The Atlanta Journal-Constitution

White House predicts fiscal year to end at $1.2T deficit

GOP says president failed to deliver on first-term promise.

- By Andrew Taylor Associated Press

WASHINGTON — The White House predicts this year’s federal budget deficit will end up at $1.2 trillion, marking the fourth consecutiv­e year of trillion-dollar-plus deficits during President Barack Obama’s administra­tion.

The predicted deficit for the 2012 budget year, which ends Sept. 30, actually improved by $116 billion. The White House also predicted next year’s deficit will fall just short of $1 trillion, higher than predicted in its February budget release.

The White House promises deficits will drop to about 3 percent of the size of the economy by 2017, in part through $1.5 trillion in tax increases in the coming decade.

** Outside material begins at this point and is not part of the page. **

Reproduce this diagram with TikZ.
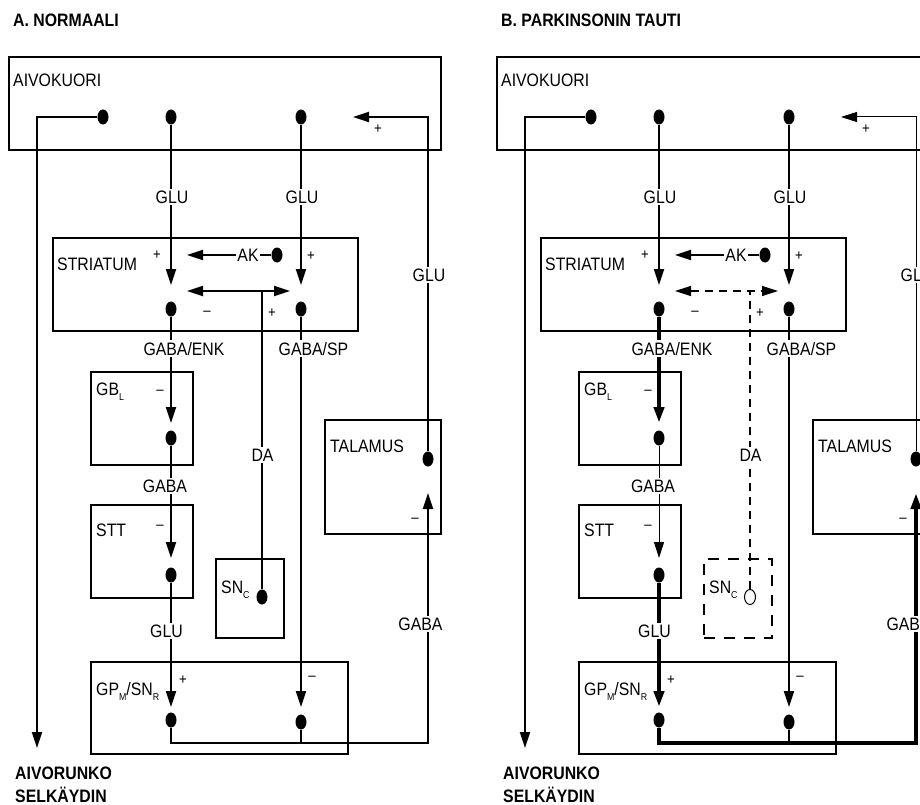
\documentclass[tikz,border=0pt]{standalone}
\usepackage{fontspec}
\setmainfont{Liberation Sans}[FakeStretch=0.88]
\usepackage{tikz}
\usetikzlibrary{arrows.meta,shapes.geometric}
\tikzset{
  % text, boxes and wires of one panel
  txt/.style    = {font=\fontsize{18}{21}\selectfont, inner sep=0pt},
  head/.style   = {txt, font=\fontsize{18}{21}\selectfont\bfseries, anchor=base west},
  boxlbl/.style = {txt, anchor=base west},
  lab/.style    = {txt, fill=white, inner sep=1.5pt, anchor=base},
  sgn/.style    = {font=\fontsize{15}{15}\selectfont, inner sep=0pt},
  box/.style    = {draw, line width=2pt, inner sep=0pt},
  dot/.style    = {ellipse, fill, inner sep=0pt, minimum width=11pt, minimum height=15pt},
  wire/.style   = {line width=2pt},
  fat/.style    = {line width=4.8pt},
  fine/.style   = {line width=1pt},
  tip/.style    = {-{Triangle[length=16pt,width=10pt]}},
  tips/.style   = {{Triangle[length=16pt,width=10pt]}-{Triangle[length=16pt,width=10pt]}},
  % paths that change between the panels
  enkpath/.style = wire, gabapath/.style = wire, glupath/.style = wire,
  outpath/.style = wire, backpath/.style = wire, dapath/.style = wire,
  sncbox/.style  = box,  dadot/.style = dot,
}
\newcommand{\sub}[1]{\raisebox{-5pt}{\fontsize{10}{10}\selectfont #1}}
\newcommand{\basalpanel}[1]{%
  \node[head] (title) at (13,27) {#1};
  % regions
  \node[box, minimum width=432, minimum height=93]  (ctx) at (225,103.5) {};
  \node[box, minimum width=305, minimum height=93]  (str) at (205.5,284.5) {};
  \node[box, minimum width=102, minimum height=93]  (gbl) at (142,418.5) {};
  \node[box, minimum width=102, minimum height=93]  (stt) at (142,551.5) {};
  \node[box, minimum width=257, minimum height=92]  (gpm) at (219.5,708) {};
  \node[box, minimum width=116, minimum height=114] (tal) at (383,477) {};
  \node[sncbox, minimum width=68, minimum height=79] (snc) at (250,598.5) {};
  \node[boxlbl] (ctxlbl) at (13,87)  {AIVOKUORI};
  \node[boxlbl] (strlbl) at (57,270) {STRIATUM};
  \node[boxlbl] (gbllbl) at (96,395) {GB\sub{L}};
  \node[boxlbl] (sttlbl) at (96,536) {STT};
  \node[boxlbl] (gpmlbl) at (96,695) {GP\sub{M}/SN\sub{R}};
  \node[boxlbl] (tallbl) at (330,452) {TALAMUS};
  \node[boxlbl] (snclbl) at (221,593) {SN\sub{C}};
  % cortex
  \node[dot] (c1) at (103,117) {};
  \node[dot] (c2) at (171,117) {};
  \node[dot] (c3) at (301,117) {};
  \coordinate (cin) at (353,117);
  \coordinate (cbend) at (37,117);
  \coordinate (stem) at (37,748);
  \draw[wire, tip] (c1) -- (cbend) -- (stem);
  \node[sgn] (cinsgn) at (378,129) {+};
  \node[boxlbl] (stem1) at (15,779) {\bfseries AIVORUNKO};
  \node[boxlbl] (stem2) at (15,802) {\bfseries SELKÄYDIN};
  % striatum
  \coordinate (si1) at (171,285);
  \coordinate (si2) at (301,285);
  \foreach \a/\b in {c2/si1,c3/si2} {\draw[wire, tip] (\a) -- (\b);}
  \node[lab] (glu1) at (172,203) {GLU};
  \node[lab] (glu2) at (302,203) {GLU};
  \node[sgn] (sisgn1) at (157,255) {+};
  \node[sgn] (sisgn2) at (311,256) {+};
  \node[dot] (ak) at (277,255) {};
  \node[txt, inner sep=1.5pt] (aklbl) at (248,255) {AK};
  \coordinate (akin) at (187,255);
  \draw[wire] (ak) -- (aklbl);
  \draw[wire, tip] (aklbl) -- (akin);
  \node[dot] (s1) at (171,309) {};
  \node[dot] (s2) at (301,309) {};
  \node[sgn] (dasgn1) at (207,313) {–};
  \node[sgn] (dasgn2) at (272,313) {+};
  % dopamine
  \coordinate (daL) at (187,291);
  \coordinate (daR) at (290,291);
  \coordinate (daJ) at (262,291);
  \node[dadot] (n1) at (262,597) {};
  \draw[dapath, tips] (daL) -- (daR);
  \draw[dapath] (n1) -- (daJ);
  \node[lab] (dalbl) at (262.5,461) {DA};
  % indirect path
  \coordinate (gin) at (171,423);
  \coordinate (tin) at (171,558);
  \coordinate (min1) at (171,707);
  \node[dot] (g1) at (171,438) {};
  \node[dot] (t1) at (171,575) {};
  \node[dot] (m1) at (171,720) {};
  \draw[enkpath, tip] (s1) -- (gin);
  \draw[gabapath, tip] (g1) -- (tin);
  \draw[glupath, tip] (t1) -- (min1);
  \node[lab] (enklbl) at (184,355) {GABA/ENK};
  \node[lab] (gaba1) at (165,492) {GABA};
  \node[lab] (glu3) at (166.5,637) {GLU};
  \node[sgn] (gblsgn) at (160,392) {–};
  \node[sgn] (sttsgn) at (160,527) {–};
  \node[sgn] (gpmsgn1) at (183,680) {+};
  % direct path
  \coordinate (min2) at (301,707);
  \node[dot] (m2) at (301,722) {};
  \draw[wire, tip] (s2) -- (min2);
  \node[lab] (splbl) at (313.5,355) {GABA/SP};
  \node[sgn] (gpmsgn2) at (312,678) {–};
  % output to thalamus and back to cortex
  \coordinate (mb1) at (171,743);
  \coordinate (mb2) at (301,743);
  \coordinate (mb3) at (428,743);
  \coordinate (hin) at (428,493);
  \coordinate (hb) at (428,117);
  \node[dot] (h1) at (428,459) {};
  \draw[outpath, tip] (m1) -- (mb1) -- (mb3) -- (hin);
  \draw[wire] (m2) -- (mb2);
  \draw[backpath, tip] (h1) -- (hb) -- (cin);
  \node[lab] (gaba2) at (420.5,630) {GABA};
  \node[lab] (glu4) at (429,281) {GLU};
  \node[sgn] (talsgn) at (415,520) {–};
}

\begin{document}
\begin{tikzpicture}[x=1pt, y=-1pt]
\useasboundingbox (0,0) rectangle (920,805);
\clip (0,0) rectangle (920,805);
% A: normal
\begin{scope}[name prefix=A-]
  \basalpanel{A. NORMAALI}
\end{scope}
% B: Parkinson
\begin{scope}[xshift=488, name prefix=B-,
  enkpath/.style = fat, gabapath/.style = fine, glupath/.style = fat,
  outpath/.style = fat, backpath/.style = fine,
  dapath/.style  = {line width=1.2pt, dash pattern=on 8pt off 6pt},
  sncbox/.style  = {draw, line width=1.2pt, dash pattern=on 11pt off 9pt},
  dadot/.style   = {dot, fill=white, draw, line width=1pt}]
  \basalpanel{B. PARKINSONIN TAUTI}
\end{scope}
\end{tikzpicture}
\end{document}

The White House report released Friday again trumpets Obama’s longstandi­ng approach to tackling the deficit. It includes tax increases on families earning above $250,000, already enacted “caps” on agency operating budgets and modest savings from federal benefit programs like Medicare and Medicaid.

“Since taking office, the president has worked to restore fiscal responsibi­lity,” the Office of Management and Budget report says.

Republican­s scoffed, noting that Obama has violated his promise to wrestle the deficit in half by the end of his term.

“The president’s string of broken promises on our nation’s fiscal challenges weighs heavy on an anemic economy,” said House Budget Committee Chairman Paul Ryan, R-Wis. “The president’s commitment to ever-higher government spending and his failure to deliver on his economic promises have resulted in the fourth-straight budget deficit in excess of one trillion dollars.”

Under Obama’s budget plan, U.S. debt would reach $16.2 trillion by the end of the year and hit $25.4 trillion after a decade. The government is likely to reach its borrowing cap — the subject of a fierce fight last summer — late this year or early next year, which will require the next Congress and either Romney or Obama to act together to increase the borrowing cap.